= Party and state leaders =

Overview of national leaders of China

"Party and state leaders" (Chinese: 党和国家领导人; Vietnamese: Lãnh đạo chủ chốt của Đảng và Nhà nước) is a governmental and political jargon currently used in political discourse of China, and a lesser extent of Vietnam, in reference to specific senior political leaders in those countries. The jargon is used in In both formal and colloquial contexts, and referred to a defined group of leaders in those countries.

In Chinese political discourse, "party and state leaders" refer to a limited group of individuals currently holding approximately 100 specific positions in the Chinese Communist Party (CCP) and the Government of the People's Republic of China (PRC) that are classified into the top two ranks in the Civil service of China:

- National-level principals, or colloquially "national leaders" (Chinese: 国家级正职 or 正国级)
- National-level deputies, or colloquially "national deputy-level leaders" (Chinese: 国家级副职 or 副国级)

== Other usages ==

In Vietnamese political discourse the term refers to individuals holding, as of September 2025, five specific offices. While it remain a formal designation in the Government of Vietnam, the term has been gradually replaced by the colloquial term four pillars in day-to-day use since the early 2000s, which was further formally updated to the five pillars in September 2025.

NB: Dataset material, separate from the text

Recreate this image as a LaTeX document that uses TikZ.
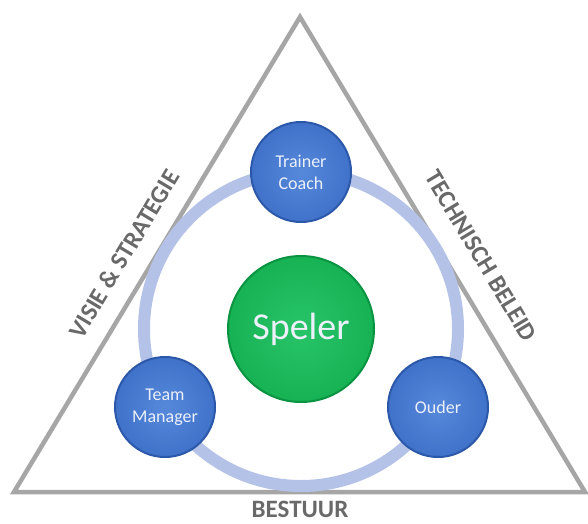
\documentclass[tikz,border=0pt]{standalone}
\usepackage{fontspec}
\setmainfont{Carlito}
\definecolor{trigray}{RGB}{166,166,166}
\definecolor{lblgray}{RGB}{105,105,105}
\definecolor{ringblue}{RGB}{180,194,232}
\definecolor{ballblue}{RGB}{64,114,202}
\definecolor{ballrim}{RGB}{44,88,170}
\definecolor{ballin}{RGB}{86,136,218}
\definecolor{ballgreen}{RGB}{22,178,84}
\definecolor{greenrim}{RGB}{10,148,66}
\definecolor{greenin}{RGB}{40,196,104}
\definecolor{balltext}{RGB}{235,240,250}
\tikzset{
  tri/.style={draw=trigray, line width=4.5pt, line join=miter},
  ringline/.style={draw=ringblue, line width=12pt},
  blueball/.style={circle, minimum size=100pt, inner sep=0pt, align=center,
    inner color=ballin, outer color=ballblue, draw=ballrim, line width=2pt,
    text=balltext, font=\fontsize{18}{22}\selectfont},
  greenball/.style={circle, minimum size=146pt, inner sep=0pt,
    inner color=greenin, outer color=ballgreen, draw=greenrim, line width=2pt,
    text=balltext, font=\fontsize{38}{44}\selectfont},
  lbl/.style={text=lblgray, font=\bfseries\fontsize{25}{28}\selectfont, inner sep=0pt}
}
\begin{document}
\begin{tikzpicture}[x=1pt,y=-1pt]
\useasboundingbox (0,0) rectangle (588,523);
\coordinate (A) at (300,17);
\coordinate (B) at (14,492);
\coordinate (C) at (585,492);
\draw[tri] (A) -- (B) -- (C) -- cycle;
\coordinate (O) at (301,329);
\draw[ringline] (O) circle (157pt);
\node[greenball] (speler) at (O) {Speler};
\node[blueball] (trainer) at (301,172) {Trainer\\Coach};
\node[blueball] (team) at (165,407) {Team\\Manager};
\node[blueball] (ouder) at (438,407) {Ouder};
\node[lbl, rotate=59] (visie) at (124,254) {VISIE \& STRATEGIE};
\node[lbl, rotate=-59] (tech) at (481,256) {TECHNISCH BELEID};
\node[lbl] (bestuur) at (300,509) {BESTUUR};
\end{tikzpicture}
\end{document}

The term has also been used in the past in China and Vietnam in references to top political leaders of the former Soviet Union.

== Current qualified office holders ==
The senior leaders of the following institutions qualify as party and state leaders:
- Senior leaders of the three key organs of the Chinese Communist Party (CCP)
  - Central Committee
    - General Secretary of the Central Committee
    - Politburo Standing Committee – members
    - Politburo – members and alternate members
    - Secretariat – secretaries
  - Central Military Commission (of the CPP) – Chair and Vice Chairs
  - Central Commission for Discipline Inspection – Secretary
- Senior leaders of the seven key institutions of the People's Republic of China (PRC)
  - National People's Congress – Chair, Vice Chairs of the Standing Committee
  - Presidency – President, Vice President
  - State Council – Premier, Vice Premiers, State Councilors
  - Central Military Commission (of the government) – Chair and Vice Chairs (rank: General/Admiral/Air Force General)
  - National Supervisory Commission – Director (rank: Censor-General)
  - Supreme People's Court – President (rank: Chief Justice)
  - Supreme People's Procuratorate – Procurator-General (rank: Chief Procurator)
- Senior leaders of the Chinese People's Political Consultative Conference
  - National Committee of the Chinese People's Political Consultative Conference – Chair, Vice Chairs
Currently, the officeholders of eight titles are qualified as national-level principals and the holder of ten additional titles are qualified as national-level deputies. Many of the titles have multiple positions, and a number of individuals hold multiple positions on the list. Approximately 70 individuals currently formally qualified as party and state leaders, holding among them approximately 100 specific positions. Of the office holders, 6 are women, 19 are not official members of the CCP.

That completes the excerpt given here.